WTS-Chef Fritz Esterer (links) und FAS-Chef Ingo Weber greifen die Platzhirsche im Consulting an.
WTS/FAS

Die Consulting-Branche ist im Umbruch. Die Digitalisierung treibt die Nachfrage nach Beratungsleistungen in die Höhe, und die Beratungshäuser setzen alles daran, an die lukrativen Aufträge zu kommen. 

Doch den kleinen Beratungshäusern hilft das bisher wenig. Während die sogenannten Big Four (KPMG, PwC, Deloitte und Ernst & Young) in die Beratung drängen und die Platzhirsche McKinsey, BCG und Bain unter Druck setzen, fallen die mittelständischen Häuser im Kampf um die bestbezahlten, weil größten Mandate zurück. 

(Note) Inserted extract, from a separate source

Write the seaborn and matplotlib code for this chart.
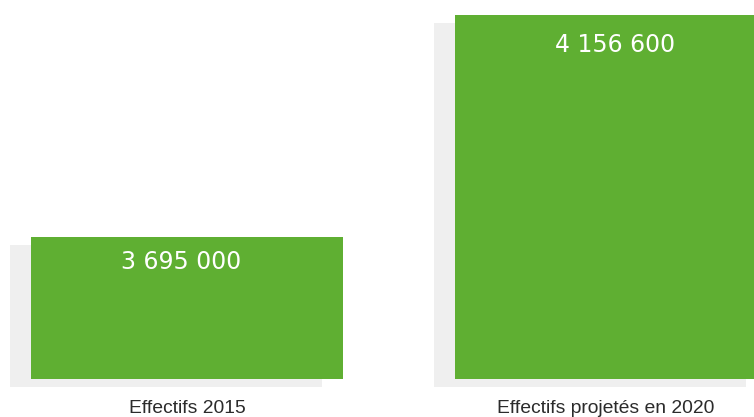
import matplotlib
matplotlib.use("Agg")
import matplotlib.pyplot as plt
import matplotlib.transforms as mtransforms
import seaborn as sns
import pandas as pd

categories = ["Effectifs 2015", "Effectifs projetés en 2020"]
values = [3695000, 4156600]
baseline = 3400000

GREEN = "#5faf32"
SHADOW = "#efefef"
TEXT = "#2b2b2b"

sns.set_theme(style="white")
plt.rcParams["font.family"] = ["Liberation Sans", "DejaVu Sans"]

df = pd.DataFrame({"cat": categories, "val": values})
heights = [v - baseline for v in values]
df["h"] = heights

fig = plt.figure(figsize=(7.54, 4.17), dpi=100)
ax = fig.add_axes([0, 0, 1, 1])

bar_w = 0.736
# shadow bars
sns.barplot(data=df, x="cat", y="h", color=SHADOW, width=bar_w, ax=ax,
            bottom=baseline, saturation=1, linewidth=0, zorder=1)
n_shadow = len(ax.patches)
off = mtransforms.offset_copy(ax.transData, fig=fig, x=-21, y=-8, units="dots")
for p in ax.patches[:n_shadow]:
    p.set_transform(off)

# main bars
sns.barplot(data=df, x="cat", y="h", color=GREEN, width=bar_w, ax=ax,
            bottom=baseline, saturation=1, linewidth=0, zorder=2)

# scales: y-range chosen so the baseline sits at the same place as the reference
px_per_val = (378.7 - 15) / (values[1] - baseline)
ax.set_ylim(baseline - (417 - 379) / px_per_val, values[1] + 15 / px_per_val)
ax.set_xlim(-187 / 424, (754 - 187) / 424)

label_dx = [-6, 4]
label_dy = [-25, -30]
for i, v in enumerate(values):
    label = f"{v:,}".replace(",", " ")
    ax.annotate(label, xy=(i, v), xytext=(label_dx[i], label_dy[i]),
                textcoords="offset pixels",
                ha="center", va="center", color="white", fontsize=17,
                family=["DejaVu Sans"], zorder=3)
    ax.annotate(categories[i], xy=(i, baseline), xytext=(0 if i == 0 else -5, -34),
                textcoords="offset pixels", ha="center", va="baseline",
                color=TEXT, fontsize=13.9, zorder=3)

ax.set_axis_off()
fig.savefig("out.png", dpi=100)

Eine Fusion ist für die kleineren Wettbewerber oft die einzige Möglichkeit, nicht den Anschluss zu verlieren. Diesen Weg sind auch die mittelständischen Beratungshäuser FAS und WTS gegangen. Im Juli verkündeten sie ihren Zusammenschluss, dabei wird die Steuerberatungsgesellschaft WTS die Mehrheitsgesellschafterin der Financial-Advisory-Boutique FAS. Die Pläne sind ambitioniert: Gemeinsam wollen sie den großen Strategieberatern sowie den Big Four die Kunden streitig machen.

WTS betreut über 70 Prozent der Dax30-Konzerne

Dabei ist die WTS bereits jetzt keineswegs unbekannt im Markt: Sie ist mit einem Umsatz von rund 100 Millionen Euro nach den Big Four die fünfgrößte Steuerberatungsgesellschaft in Deutschland. Zum Vergleich: Die viertplatzierte Deloitte kommt mit der Steuerberatung auf einen Umsatz von knapp 250 Millionen Euro. 

„Wenn es um Steuerberatung geht, betreuen wir über 70 Prozent der Dax30-Unternehmen“, sagt WTS-Chef Fritz Esterer und nennt einige große Namen wie Siemens und Deutsche Post. Auch außerhalb des Dax30 konnte WTS bereits große Mandate wie Epcos oder MAN gewinnen. Daneben berät WTS Unternehmen auch beim Outsourcing von Steuerabteilungen, ein Thema, mit dem sich laut Esterer in Zukunft fast alle Konzerne beschäftigen müssten. So hat WTS beispielsweise E.on und die Allianz bei der Ausgliederung ihrer konzerninternen Steuerabteilungen beraten. 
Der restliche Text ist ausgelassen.